8) Prepare for MLE interviews (what gets tested)

MLE interviews often span several categories:

Coding: Python + DS/A fundamentals; sometimes SQL exercises.
ML fundamentals: bias/variance, evaluation choices, handling imbalance, feature leakage.
System design for ML: design an end-to-end pipeline (data → train → deploy → monitor).
Debugging scenarios: “accuracy dropped,” “latency spiked,” “training and serving disagree,” “data drift detected.”

Practice explaining tradeoffs: batch vs. real-time inference, precision vs. recall, complexity vs. maintainability, and cost vs. performance.

9) A 12-week transition plan (example)

Weeks 1–2: Foundations

Refresh core ML concepts and metrics.
Train baseline models with scikit-learn; learn error analysis.

Weeks 3–5: One end-to-end project

Build a dataset pipeline (SQL or pandas).
Train + evaluate; track experiments; write a strong README.

Weeks 6–8: Productionization

Containerize; add an inference API; add tests.
Implement basic monitoring (logging + drift/quality checks).

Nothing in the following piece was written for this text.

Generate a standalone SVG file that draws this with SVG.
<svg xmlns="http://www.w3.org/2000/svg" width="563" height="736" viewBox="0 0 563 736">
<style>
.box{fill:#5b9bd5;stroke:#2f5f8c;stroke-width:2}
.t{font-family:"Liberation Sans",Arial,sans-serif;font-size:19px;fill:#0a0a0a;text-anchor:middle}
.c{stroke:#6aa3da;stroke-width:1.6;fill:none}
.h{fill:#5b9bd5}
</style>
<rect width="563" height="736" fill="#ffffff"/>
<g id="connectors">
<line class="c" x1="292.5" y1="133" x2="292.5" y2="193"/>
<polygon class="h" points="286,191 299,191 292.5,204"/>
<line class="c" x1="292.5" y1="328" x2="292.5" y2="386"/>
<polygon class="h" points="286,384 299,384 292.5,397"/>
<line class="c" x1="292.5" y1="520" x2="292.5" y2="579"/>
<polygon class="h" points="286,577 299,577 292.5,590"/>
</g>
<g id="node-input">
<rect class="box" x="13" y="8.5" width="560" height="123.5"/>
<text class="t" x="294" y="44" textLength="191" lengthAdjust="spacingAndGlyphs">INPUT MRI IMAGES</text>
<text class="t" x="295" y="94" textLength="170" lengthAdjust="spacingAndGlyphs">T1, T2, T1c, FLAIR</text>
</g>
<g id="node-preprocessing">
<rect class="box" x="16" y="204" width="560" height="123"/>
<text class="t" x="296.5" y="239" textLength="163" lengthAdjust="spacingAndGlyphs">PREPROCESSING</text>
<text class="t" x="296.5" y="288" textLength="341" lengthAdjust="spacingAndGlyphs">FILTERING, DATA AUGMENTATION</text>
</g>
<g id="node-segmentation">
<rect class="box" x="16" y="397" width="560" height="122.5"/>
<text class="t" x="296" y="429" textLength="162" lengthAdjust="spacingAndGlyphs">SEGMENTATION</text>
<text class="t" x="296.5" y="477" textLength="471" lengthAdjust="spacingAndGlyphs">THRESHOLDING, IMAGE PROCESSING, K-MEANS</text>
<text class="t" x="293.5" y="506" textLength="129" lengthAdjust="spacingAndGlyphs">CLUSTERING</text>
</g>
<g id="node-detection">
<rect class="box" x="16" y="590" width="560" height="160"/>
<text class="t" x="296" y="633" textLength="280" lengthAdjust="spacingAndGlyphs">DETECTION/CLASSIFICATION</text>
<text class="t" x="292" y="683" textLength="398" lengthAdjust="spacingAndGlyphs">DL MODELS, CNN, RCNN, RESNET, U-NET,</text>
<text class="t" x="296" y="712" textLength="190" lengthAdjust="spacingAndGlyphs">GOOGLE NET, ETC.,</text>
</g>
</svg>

Weeks 9–12: Second project + interview prep

Build a smaller, complementary project (e.g., ranking instead of classification).
Practice ML system design and debugging questions.
Tailor resume bullets to highlight production ownership.

10) Common pitfalls (and how to avoid them)

Only doing notebooks: convert work into a runnable repo with scripts and clear entry points.
Chasing fancy models: baseline + strong evaluation beats complex architecture without justification.
Ignoring data issues: most production failures are data-related, not model-related.
No story of impact: define success metrics and show what improved and why.

Checklist: “Am I ready to apply?”

I can choose appropriate metrics and explain why.
I can describe an end-to-end ML system design with monitoring and rollback.
I have at least one deployable project (API + reproducible training).
I can debug issues like drift, leakage, imbalance, and latency constraints.
My resume shows ownership of production reliability, data dependencies, and measurable outcomes.

If you meet most of the checklist, start applying—real feedback from interviews will quickly reveal the remaining gaps and help you prioritize what to learn next.